Requirements
Gather each line containing the string "this" from these entries.

Material provided
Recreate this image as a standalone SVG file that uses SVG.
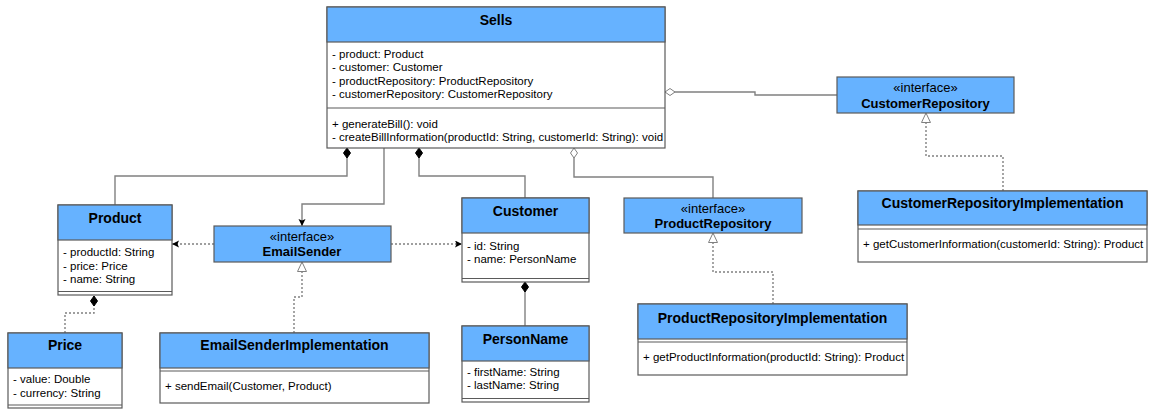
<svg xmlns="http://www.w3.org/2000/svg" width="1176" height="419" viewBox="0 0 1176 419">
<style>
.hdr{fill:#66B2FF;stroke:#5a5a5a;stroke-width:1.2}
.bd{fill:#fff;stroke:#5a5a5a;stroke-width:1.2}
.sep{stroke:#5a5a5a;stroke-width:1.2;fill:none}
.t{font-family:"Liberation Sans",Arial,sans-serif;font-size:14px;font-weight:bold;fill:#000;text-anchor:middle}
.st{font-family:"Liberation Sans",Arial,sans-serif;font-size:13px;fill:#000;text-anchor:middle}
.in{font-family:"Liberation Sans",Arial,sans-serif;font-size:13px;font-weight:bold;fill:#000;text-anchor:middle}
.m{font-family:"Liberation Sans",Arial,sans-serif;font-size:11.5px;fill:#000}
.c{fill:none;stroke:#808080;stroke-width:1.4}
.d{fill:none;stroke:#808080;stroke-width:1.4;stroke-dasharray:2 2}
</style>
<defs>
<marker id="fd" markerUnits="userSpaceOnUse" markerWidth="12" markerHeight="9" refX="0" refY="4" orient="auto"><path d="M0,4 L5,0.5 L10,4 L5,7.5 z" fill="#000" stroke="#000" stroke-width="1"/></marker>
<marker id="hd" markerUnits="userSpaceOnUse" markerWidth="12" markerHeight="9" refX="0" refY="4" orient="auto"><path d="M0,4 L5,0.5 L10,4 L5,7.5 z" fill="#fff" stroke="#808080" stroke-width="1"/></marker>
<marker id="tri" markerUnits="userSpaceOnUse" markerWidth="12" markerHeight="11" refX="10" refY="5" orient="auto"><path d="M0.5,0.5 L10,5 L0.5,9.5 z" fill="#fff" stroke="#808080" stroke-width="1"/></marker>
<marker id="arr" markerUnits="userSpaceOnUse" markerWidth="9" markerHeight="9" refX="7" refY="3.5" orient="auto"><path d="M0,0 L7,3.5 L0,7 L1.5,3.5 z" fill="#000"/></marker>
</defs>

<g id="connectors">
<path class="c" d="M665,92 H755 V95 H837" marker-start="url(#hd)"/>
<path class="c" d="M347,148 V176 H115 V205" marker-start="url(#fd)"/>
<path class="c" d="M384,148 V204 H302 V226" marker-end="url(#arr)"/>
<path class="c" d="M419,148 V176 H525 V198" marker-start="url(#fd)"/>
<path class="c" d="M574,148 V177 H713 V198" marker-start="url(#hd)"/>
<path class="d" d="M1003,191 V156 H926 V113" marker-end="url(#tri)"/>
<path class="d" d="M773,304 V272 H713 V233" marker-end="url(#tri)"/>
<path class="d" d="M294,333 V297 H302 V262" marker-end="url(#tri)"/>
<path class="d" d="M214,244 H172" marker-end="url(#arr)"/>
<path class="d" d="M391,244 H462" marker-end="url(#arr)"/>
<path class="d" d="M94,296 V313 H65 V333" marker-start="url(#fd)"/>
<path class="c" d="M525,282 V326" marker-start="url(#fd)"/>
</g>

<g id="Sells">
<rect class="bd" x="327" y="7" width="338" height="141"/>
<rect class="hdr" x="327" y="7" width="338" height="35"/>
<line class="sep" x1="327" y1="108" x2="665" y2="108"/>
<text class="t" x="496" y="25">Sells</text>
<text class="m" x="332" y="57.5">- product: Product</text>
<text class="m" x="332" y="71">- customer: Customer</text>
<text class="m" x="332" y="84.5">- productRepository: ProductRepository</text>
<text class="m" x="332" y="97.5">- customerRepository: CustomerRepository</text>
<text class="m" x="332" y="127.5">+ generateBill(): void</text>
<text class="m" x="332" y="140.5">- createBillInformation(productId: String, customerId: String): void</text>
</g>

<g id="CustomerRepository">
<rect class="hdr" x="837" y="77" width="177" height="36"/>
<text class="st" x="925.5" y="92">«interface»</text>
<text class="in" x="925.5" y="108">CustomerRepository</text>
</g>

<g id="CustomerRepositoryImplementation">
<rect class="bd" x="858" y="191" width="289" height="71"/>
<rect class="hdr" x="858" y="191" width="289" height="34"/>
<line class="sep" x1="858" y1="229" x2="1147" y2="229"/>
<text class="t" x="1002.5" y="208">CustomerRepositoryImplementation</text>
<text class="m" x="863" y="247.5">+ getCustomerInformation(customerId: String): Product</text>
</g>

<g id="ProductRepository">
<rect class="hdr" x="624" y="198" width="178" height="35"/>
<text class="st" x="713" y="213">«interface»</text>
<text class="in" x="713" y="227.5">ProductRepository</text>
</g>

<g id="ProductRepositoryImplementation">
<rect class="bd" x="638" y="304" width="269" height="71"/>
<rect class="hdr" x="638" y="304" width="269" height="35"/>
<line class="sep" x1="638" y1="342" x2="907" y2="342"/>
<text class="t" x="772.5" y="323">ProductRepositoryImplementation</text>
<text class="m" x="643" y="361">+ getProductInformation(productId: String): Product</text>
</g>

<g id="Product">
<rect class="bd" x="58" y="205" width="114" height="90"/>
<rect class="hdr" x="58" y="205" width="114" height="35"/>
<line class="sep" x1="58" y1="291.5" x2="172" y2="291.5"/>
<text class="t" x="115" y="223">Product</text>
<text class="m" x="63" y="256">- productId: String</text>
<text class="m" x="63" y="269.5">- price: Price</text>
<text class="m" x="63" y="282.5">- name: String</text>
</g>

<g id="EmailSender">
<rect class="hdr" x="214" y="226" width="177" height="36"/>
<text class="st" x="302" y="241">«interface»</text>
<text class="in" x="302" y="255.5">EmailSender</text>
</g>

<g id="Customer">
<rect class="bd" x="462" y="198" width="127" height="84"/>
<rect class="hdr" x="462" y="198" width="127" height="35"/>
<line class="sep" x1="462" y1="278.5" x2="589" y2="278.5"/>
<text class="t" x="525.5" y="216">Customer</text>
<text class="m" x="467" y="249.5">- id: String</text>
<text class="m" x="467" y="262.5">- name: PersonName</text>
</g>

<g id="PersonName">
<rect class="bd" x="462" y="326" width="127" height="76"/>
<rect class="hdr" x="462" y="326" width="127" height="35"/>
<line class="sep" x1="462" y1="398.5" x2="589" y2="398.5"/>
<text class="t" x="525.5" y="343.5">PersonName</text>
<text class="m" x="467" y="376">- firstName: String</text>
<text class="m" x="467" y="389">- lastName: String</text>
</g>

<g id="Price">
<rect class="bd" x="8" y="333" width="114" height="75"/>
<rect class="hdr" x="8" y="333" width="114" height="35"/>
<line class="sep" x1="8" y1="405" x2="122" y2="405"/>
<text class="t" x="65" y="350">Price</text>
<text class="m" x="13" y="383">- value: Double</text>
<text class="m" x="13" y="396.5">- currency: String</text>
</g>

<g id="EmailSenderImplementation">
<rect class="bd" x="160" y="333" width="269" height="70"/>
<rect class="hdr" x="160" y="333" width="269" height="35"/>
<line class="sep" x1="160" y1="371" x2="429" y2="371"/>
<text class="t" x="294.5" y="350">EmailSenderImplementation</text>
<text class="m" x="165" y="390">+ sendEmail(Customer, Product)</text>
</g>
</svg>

---

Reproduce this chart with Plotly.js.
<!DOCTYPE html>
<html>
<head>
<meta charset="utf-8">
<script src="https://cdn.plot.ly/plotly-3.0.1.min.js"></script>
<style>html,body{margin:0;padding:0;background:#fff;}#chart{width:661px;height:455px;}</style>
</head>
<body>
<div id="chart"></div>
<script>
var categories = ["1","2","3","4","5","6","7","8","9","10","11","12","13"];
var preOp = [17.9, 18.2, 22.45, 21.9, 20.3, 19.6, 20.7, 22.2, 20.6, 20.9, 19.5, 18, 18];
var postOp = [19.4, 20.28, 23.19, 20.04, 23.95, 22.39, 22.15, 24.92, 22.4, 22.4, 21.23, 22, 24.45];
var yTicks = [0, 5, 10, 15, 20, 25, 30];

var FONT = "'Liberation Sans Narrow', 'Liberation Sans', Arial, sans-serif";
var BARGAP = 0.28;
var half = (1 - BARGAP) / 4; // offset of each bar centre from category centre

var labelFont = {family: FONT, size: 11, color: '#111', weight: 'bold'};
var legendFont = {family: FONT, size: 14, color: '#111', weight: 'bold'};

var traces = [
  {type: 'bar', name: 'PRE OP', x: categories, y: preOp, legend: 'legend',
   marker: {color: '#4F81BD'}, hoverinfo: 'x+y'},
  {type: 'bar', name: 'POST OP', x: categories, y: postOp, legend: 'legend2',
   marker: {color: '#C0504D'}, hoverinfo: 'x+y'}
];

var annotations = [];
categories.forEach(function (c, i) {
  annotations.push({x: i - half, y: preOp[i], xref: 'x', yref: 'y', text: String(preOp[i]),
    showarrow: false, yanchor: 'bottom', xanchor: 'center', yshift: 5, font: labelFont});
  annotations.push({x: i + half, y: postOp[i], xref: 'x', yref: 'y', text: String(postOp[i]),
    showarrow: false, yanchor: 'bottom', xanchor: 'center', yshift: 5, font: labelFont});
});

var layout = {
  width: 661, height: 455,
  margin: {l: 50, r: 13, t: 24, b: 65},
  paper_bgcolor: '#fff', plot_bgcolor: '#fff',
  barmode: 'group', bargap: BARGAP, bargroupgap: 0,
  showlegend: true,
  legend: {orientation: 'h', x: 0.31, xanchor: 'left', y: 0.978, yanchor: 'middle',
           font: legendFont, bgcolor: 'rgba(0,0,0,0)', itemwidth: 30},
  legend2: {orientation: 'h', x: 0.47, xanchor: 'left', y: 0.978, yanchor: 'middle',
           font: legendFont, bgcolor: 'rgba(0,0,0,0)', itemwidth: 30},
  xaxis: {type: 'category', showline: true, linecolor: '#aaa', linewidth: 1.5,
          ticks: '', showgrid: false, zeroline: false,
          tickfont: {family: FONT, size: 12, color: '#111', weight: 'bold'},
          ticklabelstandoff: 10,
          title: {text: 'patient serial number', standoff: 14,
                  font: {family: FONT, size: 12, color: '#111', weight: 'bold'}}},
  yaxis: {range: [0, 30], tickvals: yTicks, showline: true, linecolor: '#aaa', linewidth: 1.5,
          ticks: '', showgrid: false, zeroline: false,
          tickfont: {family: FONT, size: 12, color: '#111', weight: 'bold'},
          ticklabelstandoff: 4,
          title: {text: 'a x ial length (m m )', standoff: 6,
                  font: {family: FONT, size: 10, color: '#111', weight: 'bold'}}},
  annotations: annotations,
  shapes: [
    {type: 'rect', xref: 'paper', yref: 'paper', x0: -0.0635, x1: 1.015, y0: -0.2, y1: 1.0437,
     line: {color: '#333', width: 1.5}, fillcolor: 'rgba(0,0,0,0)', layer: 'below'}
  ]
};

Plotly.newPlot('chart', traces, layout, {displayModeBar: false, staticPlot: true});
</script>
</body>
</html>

==

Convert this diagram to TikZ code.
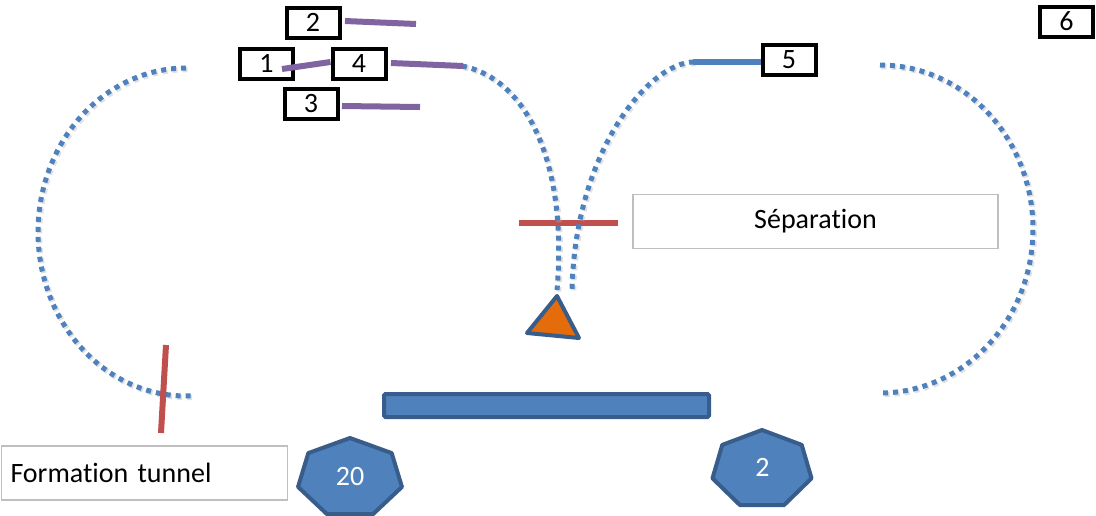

Solution to the exercise
Recreate this image as a standalone SVG file that uses SVG.
Reproduce this chart with Plotly.js.
Convert this diagram to TikZ code.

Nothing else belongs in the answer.